■ To be done
Write the listing below out again exactly, dropping the images.
** START Material **
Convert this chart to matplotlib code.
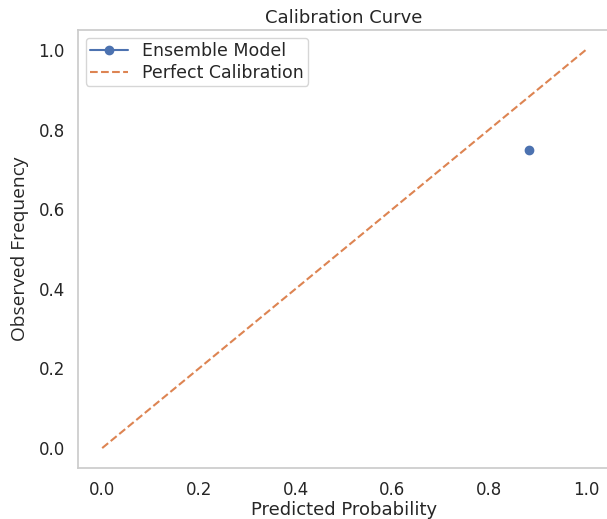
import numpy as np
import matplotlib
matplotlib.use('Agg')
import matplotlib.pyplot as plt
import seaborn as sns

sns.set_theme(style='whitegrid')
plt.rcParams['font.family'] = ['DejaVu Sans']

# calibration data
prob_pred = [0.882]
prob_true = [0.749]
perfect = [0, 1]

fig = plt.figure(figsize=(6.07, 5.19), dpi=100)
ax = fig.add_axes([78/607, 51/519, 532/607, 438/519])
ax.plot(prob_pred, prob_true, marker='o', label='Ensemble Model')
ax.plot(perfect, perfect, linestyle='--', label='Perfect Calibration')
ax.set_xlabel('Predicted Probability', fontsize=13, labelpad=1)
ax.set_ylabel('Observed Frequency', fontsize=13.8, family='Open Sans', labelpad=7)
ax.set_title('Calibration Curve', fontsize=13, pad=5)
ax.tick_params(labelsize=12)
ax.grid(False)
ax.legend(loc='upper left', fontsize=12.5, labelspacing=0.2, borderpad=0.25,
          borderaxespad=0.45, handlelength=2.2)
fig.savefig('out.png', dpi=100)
** END Material **
■ Output below
Convert this chart to matplotlib code.
import numpy as np
import matplotlib
matplotlib.use('Agg')
import matplotlib.pyplot as plt
import seaborn as sns

sns.set_theme(style='whitegrid')
plt.rcParams['font.family'] = ['DejaVu Sans']

# calibration data
prob_pred = [0.882]
prob_true = [0.749]
perfect = [0, 1]

fig = plt.figure(figsize=(6.07, 5.19), dpi=100)
ax = fig.add_axes([78/607, 51/519, 532/607, 438/519])
ax.plot(prob_pred, prob_true, marker='o', label='Ensemble Model')
ax.plot(perfect, perfect, linestyle='--', label='Perfect Calibration')
ax.set_xlabel('Predicted Probability', fontsize=13, labelpad=1)
ax.set_ylabel('Observed Frequency', fontsize=13.8, family='Open Sans', labelpad=7)
ax.set_title('Calibration Curve', fontsize=13, pad=5)
ax.tick_params(labelsize=12)
ax.grid(False)
ax.legend(loc='upper left', fontsize=12.5, labelspacing=0.2, borderpad=0.25,
          borderaxespad=0.45, handlelength=2.2)
fig.savefig('out.png', dpi=100)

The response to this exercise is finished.